• [Set task] Return all of the entries word for word, but omit the pictures they contain.

• [Records shown]
>> BEGIN

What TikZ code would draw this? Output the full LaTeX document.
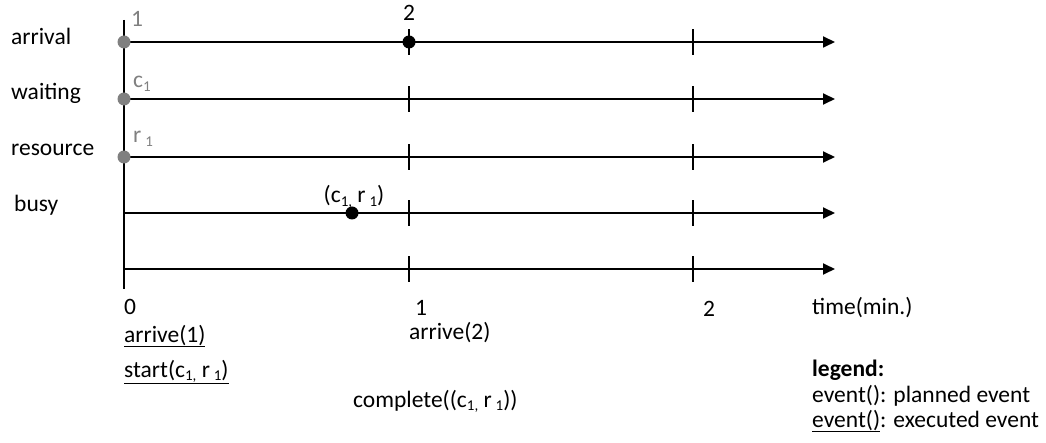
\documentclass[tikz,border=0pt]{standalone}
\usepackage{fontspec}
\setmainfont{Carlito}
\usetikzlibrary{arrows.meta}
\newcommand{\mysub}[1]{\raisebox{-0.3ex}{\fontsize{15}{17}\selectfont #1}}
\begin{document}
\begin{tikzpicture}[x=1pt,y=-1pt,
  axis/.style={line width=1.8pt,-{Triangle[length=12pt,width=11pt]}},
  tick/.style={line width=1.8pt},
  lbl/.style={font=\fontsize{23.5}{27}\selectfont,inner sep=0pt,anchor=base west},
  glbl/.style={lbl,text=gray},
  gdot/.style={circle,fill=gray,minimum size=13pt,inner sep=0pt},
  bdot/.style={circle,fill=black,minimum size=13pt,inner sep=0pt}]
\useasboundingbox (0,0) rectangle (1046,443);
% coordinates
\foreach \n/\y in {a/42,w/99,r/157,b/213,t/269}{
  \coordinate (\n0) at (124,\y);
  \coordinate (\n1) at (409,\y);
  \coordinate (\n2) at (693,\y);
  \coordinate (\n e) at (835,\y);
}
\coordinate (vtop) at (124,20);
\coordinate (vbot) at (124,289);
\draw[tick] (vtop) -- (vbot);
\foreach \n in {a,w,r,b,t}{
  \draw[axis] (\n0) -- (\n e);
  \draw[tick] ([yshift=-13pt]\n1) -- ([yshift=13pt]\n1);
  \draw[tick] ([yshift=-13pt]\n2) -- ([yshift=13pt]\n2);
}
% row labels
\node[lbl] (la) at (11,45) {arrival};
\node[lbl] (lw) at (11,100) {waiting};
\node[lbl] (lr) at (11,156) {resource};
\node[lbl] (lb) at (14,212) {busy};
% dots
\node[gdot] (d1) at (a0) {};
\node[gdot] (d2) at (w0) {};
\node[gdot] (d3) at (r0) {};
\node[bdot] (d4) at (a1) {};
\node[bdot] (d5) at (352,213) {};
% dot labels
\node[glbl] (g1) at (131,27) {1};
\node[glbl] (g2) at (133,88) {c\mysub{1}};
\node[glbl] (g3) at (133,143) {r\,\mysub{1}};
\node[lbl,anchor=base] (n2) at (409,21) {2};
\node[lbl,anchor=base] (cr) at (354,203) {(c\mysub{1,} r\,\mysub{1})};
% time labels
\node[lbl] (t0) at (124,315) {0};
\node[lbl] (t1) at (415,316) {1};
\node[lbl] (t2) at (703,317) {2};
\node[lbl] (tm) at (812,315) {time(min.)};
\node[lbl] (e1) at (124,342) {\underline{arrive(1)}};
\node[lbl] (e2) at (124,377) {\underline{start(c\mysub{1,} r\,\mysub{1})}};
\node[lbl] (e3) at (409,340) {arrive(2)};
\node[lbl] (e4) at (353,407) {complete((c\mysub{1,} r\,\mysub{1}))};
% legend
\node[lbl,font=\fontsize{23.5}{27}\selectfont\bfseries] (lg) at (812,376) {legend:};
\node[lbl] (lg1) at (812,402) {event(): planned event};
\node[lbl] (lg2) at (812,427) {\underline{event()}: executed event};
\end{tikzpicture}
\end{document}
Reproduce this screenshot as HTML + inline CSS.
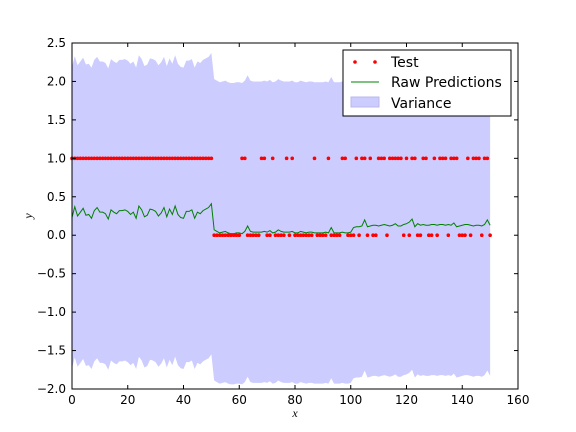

>> END

• [Solution for this problem]
What TikZ code would draw this? Output the full LaTeX document.
\documentclass[tikz,border=0pt]{standalone}
\usepackage{fontspec}
\setmainfont{Carlito}
\usetikzlibrary{arrows.meta}
\newcommand{\mysub}[1]{\raisebox{-0.3ex}{\fontsize{15}{17}\selectfont #1}}
\begin{document}
\begin{tikzpicture}[x=1pt,y=-1pt,
  axis/.style={line width=1.8pt,-{Triangle[length=12pt,width=11pt]}},
  tick/.style={line width=1.8pt},
  lbl/.style={font=\fontsize{23.5}{27}\selectfont,inner sep=0pt,anchor=base west},
  glbl/.style={lbl,text=gray},
  gdot/.style={circle,fill=gray,minimum size=13pt,inner sep=0pt},
  bdot/.style={circle,fill=black,minimum size=13pt,inner sep=0pt}]
\useasboundingbox (0,0) rectangle (1046,443);
% coordinates
\foreach \n/\y in {a/42,w/99,r/157,b/213,t/269}{
  \coordinate (\n0) at (124,\y);
  \coordinate (\n1) at (409,\y);
  \coordinate (\n2) at (693,\y);
  \coordinate (\n e) at (835,\y);
}
\coordinate (vtop) at (124,20);
\coordinate (vbot) at (124,289);
\draw[tick] (vtop) -- (vbot);
\foreach \n in {a,w,r,b,t}{
  \draw[axis] (\n0) -- (\n e);
  \draw[tick] ([yshift=-13pt]\n1) -- ([yshift=13pt]\n1);
  \draw[tick] ([yshift=-13pt]\n2) -- ([yshift=13pt]\n2);
}
% row labels
\node[lbl] (la) at (11,45) {arrival};
\node[lbl] (lw) at (11,100) {waiting};
\node[lbl] (lr) at (11,156) {resource};
\node[lbl] (lb) at (14,212) {busy};
% dots
\node[gdot] (d1) at (a0) {};
\node[gdot] (d2) at (w0) {};
\node[gdot] (d3) at (r0) {};
\node[bdot] (d4) at (a1) {};
\node[bdot] (d5) at (352,213) {};
% dot labels
\node[glbl] (g1) at (131,27) {1};
\node[glbl] (g2) at (133,88) {c\mysub{1}};
\node[glbl] (g3) at (133,143) {r\,\mysub{1}};
\node[lbl,anchor=base] (n2) at (409,21) {2};
\node[lbl,anchor=base] (cr) at (354,203) {(c\mysub{1,} r\,\mysub{1})};
% time labels
\node[lbl] (t0) at (124,315) {0};
\node[lbl] (t1) at (415,316) {1};
\node[lbl] (t2) at (703,317) {2};
\node[lbl] (tm) at (812,315) {time(min.)};
\node[lbl] (e1) at (124,342) {\underline{arrive(1)}};
\node[lbl] (e2) at (124,377) {\underline{start(c\mysub{1,} r\,\mysub{1})}};
\node[lbl] (e3) at (409,340) {arrive(2)};
\node[lbl] (e4) at (353,407) {complete((c\mysub{1,} r\,\mysub{1}))};
% legend
\node[lbl,font=\fontsize{23.5}{27}\selectfont\bfseries] (lg) at (812,376) {legend:};
\node[lbl] (lg1) at (812,402) {event(): planned event};
\node[lbl] (lg2) at (812,427) {\underline{event()}: executed event};
\end{tikzpicture}
\end{document}
Reproduce this screenshot as HTML + inline CSS.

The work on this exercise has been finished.